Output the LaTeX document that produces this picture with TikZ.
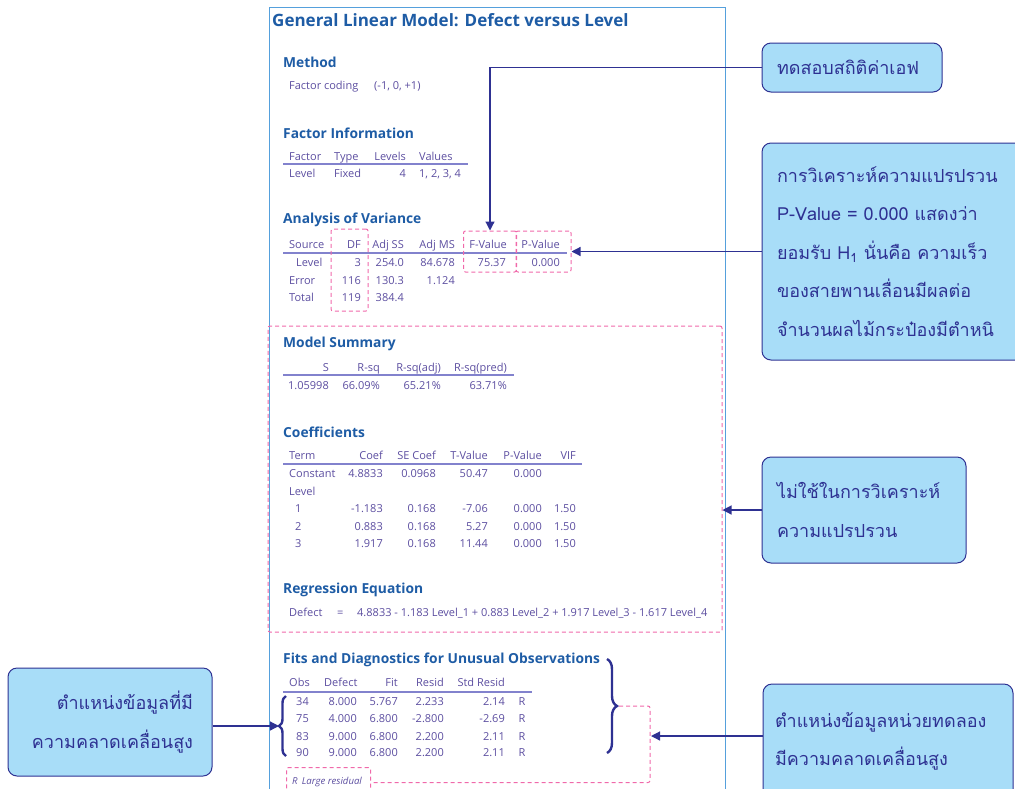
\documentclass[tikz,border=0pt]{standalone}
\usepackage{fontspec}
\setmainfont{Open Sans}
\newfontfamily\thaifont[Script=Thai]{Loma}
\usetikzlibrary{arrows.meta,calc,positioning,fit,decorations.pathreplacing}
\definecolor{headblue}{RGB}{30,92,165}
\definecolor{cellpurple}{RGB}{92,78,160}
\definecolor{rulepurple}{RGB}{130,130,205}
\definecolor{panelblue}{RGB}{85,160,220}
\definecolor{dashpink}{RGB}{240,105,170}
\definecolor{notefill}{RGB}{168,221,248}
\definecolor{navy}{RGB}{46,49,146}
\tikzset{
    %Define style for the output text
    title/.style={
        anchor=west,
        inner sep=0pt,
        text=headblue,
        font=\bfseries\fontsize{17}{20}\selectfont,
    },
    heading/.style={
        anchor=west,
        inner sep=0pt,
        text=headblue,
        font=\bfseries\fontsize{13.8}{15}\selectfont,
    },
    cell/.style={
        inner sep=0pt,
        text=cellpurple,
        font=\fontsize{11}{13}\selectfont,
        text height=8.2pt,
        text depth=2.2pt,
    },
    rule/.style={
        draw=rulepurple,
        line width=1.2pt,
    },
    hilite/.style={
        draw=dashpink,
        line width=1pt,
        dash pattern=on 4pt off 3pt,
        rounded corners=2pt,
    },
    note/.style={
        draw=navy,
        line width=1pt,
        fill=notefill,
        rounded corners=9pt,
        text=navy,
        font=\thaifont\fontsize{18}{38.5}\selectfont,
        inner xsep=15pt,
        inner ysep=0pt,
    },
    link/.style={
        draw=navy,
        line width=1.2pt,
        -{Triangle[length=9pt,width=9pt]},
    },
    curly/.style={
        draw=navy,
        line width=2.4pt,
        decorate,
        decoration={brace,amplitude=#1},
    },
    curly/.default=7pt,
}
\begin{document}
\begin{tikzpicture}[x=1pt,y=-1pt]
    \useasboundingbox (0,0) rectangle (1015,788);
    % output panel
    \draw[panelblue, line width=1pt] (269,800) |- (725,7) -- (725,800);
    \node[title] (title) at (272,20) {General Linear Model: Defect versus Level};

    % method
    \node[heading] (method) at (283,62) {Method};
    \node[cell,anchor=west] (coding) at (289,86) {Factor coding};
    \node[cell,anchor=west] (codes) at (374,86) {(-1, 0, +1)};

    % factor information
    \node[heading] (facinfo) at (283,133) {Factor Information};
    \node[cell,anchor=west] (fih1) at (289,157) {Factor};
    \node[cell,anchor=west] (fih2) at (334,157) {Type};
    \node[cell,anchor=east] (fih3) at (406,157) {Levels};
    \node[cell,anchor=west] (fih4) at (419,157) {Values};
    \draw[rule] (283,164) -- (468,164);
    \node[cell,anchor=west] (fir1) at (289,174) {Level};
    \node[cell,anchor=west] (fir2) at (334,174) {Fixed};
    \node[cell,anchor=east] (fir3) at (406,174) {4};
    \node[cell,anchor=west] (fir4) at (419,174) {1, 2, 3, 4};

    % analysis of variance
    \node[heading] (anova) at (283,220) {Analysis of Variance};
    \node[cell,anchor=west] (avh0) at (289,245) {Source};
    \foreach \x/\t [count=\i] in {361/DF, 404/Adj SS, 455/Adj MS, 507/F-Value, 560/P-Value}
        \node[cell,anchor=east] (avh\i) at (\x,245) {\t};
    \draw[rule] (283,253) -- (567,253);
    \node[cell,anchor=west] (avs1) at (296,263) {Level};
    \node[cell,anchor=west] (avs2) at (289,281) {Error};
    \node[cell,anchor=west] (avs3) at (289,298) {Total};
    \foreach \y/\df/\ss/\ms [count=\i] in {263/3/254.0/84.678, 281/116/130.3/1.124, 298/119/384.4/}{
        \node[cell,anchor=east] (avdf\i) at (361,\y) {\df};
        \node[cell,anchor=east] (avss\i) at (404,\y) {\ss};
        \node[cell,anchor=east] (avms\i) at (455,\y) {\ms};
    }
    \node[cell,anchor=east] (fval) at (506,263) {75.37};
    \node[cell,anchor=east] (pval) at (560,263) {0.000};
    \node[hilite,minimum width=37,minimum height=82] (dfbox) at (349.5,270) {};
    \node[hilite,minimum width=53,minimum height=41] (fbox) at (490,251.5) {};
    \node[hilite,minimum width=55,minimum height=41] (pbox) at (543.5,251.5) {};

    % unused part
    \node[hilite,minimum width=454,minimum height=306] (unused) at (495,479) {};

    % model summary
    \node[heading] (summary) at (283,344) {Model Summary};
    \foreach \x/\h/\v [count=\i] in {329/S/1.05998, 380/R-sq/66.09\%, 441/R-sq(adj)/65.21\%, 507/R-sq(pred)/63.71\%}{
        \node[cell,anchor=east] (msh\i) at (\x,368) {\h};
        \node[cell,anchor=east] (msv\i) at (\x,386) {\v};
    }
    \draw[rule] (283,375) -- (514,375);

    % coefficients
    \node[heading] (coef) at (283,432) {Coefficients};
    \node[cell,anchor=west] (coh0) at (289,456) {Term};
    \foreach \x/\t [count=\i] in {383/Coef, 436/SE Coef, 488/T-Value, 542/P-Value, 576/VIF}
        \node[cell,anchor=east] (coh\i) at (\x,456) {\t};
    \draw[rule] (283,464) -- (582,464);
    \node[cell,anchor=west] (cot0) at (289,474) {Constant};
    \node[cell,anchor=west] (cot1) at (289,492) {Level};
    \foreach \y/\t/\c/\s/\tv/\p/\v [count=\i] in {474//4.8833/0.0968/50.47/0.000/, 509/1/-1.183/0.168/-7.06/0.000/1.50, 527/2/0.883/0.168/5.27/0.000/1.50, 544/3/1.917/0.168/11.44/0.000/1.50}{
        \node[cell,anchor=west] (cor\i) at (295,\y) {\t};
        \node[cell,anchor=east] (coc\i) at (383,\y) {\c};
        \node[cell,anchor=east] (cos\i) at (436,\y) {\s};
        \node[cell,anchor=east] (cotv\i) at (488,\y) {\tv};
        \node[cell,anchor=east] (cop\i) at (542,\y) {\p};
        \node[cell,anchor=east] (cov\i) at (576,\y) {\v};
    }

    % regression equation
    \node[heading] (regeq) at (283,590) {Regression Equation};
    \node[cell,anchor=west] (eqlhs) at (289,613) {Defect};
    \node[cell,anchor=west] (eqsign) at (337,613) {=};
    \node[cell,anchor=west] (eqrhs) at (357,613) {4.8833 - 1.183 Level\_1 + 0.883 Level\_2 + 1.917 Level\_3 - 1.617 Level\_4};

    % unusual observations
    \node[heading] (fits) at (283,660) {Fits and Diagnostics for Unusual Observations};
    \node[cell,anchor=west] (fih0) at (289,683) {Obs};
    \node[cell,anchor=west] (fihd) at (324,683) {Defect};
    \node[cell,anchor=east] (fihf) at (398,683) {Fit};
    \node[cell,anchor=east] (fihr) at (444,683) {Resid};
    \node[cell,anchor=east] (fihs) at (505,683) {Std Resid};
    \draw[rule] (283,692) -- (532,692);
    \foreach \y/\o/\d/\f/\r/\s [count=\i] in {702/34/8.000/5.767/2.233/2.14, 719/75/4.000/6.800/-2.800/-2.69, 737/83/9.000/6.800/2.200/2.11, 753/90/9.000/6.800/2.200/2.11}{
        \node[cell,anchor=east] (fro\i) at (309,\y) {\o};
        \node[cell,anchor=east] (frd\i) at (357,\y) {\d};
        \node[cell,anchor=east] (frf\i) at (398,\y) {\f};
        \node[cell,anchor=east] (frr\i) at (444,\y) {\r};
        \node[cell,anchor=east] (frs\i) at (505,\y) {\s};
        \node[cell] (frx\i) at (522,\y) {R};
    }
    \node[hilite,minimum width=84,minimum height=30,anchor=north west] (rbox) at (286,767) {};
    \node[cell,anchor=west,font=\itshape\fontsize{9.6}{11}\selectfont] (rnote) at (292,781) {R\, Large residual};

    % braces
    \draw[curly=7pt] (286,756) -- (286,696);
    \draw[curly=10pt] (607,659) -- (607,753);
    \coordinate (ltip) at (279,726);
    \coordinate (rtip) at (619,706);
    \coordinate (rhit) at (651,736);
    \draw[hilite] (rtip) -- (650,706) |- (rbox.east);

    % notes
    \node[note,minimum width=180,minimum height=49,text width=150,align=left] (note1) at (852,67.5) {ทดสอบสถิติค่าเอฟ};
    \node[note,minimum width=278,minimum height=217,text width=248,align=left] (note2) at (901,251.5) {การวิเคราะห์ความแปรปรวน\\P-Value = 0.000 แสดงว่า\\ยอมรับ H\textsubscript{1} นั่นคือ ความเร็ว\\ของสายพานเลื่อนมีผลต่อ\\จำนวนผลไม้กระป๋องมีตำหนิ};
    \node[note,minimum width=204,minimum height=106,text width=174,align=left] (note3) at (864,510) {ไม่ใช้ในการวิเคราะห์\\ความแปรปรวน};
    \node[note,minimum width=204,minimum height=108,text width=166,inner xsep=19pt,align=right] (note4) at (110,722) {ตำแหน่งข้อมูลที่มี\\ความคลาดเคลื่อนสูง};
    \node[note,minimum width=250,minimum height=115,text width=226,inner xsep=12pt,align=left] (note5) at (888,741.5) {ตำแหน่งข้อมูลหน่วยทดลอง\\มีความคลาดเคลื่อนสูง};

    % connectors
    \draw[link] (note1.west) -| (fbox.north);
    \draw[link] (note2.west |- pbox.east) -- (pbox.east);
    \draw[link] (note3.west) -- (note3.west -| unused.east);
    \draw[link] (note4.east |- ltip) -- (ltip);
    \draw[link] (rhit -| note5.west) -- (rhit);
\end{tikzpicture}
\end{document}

EXERCISE DESCRIPTION
Restate the material word for word from its first line through the line containing "(title) at (272,20)", both included; the pictures do not belong in it.

THE REPLY
Output the LaTeX document that produces this picture with TikZ.
\documentclass[tikz,border=0pt]{standalone}
\usepackage{fontspec}
\setmainfont{Open Sans}
\newfontfamily\thaifont[Script=Thai]{Loma}
\usetikzlibrary{arrows.meta,calc,positioning,fit,decorations.pathreplacing}
\definecolor{headblue}{RGB}{30,92,165}
\definecolor{cellpurple}{RGB}{92,78,160}
\definecolor{rulepurple}{RGB}{130,130,205}
\definecolor{panelblue}{RGB}{85,160,220}
\definecolor{dashpink}{RGB}{240,105,170}
\definecolor{notefill}{RGB}{168,221,248}
\definecolor{navy}{RGB}{46,49,146}
\tikzset{
    %Define style for the output text
    title/.style={
        anchor=west,
        inner sep=0pt,
        text=headblue,
        font=\bfseries\fontsize{17}{20}\selectfont,
    },
    heading/.style={
        anchor=west,
        inner sep=0pt,
        text=headblue,
        font=\bfseries\fontsize{13.8}{15}\selectfont,
    },
    cell/.style={
        inner sep=0pt,
        text=cellpurple,
        font=\fontsize{11}{13}\selectfont,
        text height=8.2pt,
        text depth=2.2pt,
    },
    rule/.style={
        draw=rulepurple,
        line width=1.2pt,
    },
    hilite/.style={
        draw=dashpink,
        line width=1pt,
        dash pattern=on 4pt off 3pt,
        rounded corners=2pt,
    },
    note/.style={
        draw=navy,
        line width=1pt,
        fill=notefill,
        rounded corners=9pt,
        text=navy,
        font=\thaifont\fontsize{18}{38.5}\selectfont,
        inner xsep=15pt,
        inner ysep=0pt,
    },
    link/.style={
        draw=navy,
        line width=1.2pt,
        -{Triangle[length=9pt,width=9pt]},
    },
    curly/.style={
        draw=navy,
        line width=2.4pt,
        decorate,
        decoration={brace,amplitude=#1},
    },
    curly/.default=7pt,
}
\begin{document}
\begin{tikzpicture}[x=1pt,y=-1pt]
    \useasboundingbox (0,0) rectangle (1015,788);
    % output panel
    \draw[panelblue, line width=1pt] (269,800) |- (725,7) -- (725,800);
    \node[title] (title) at (272,20) {General Linear Model: Defect versus Level};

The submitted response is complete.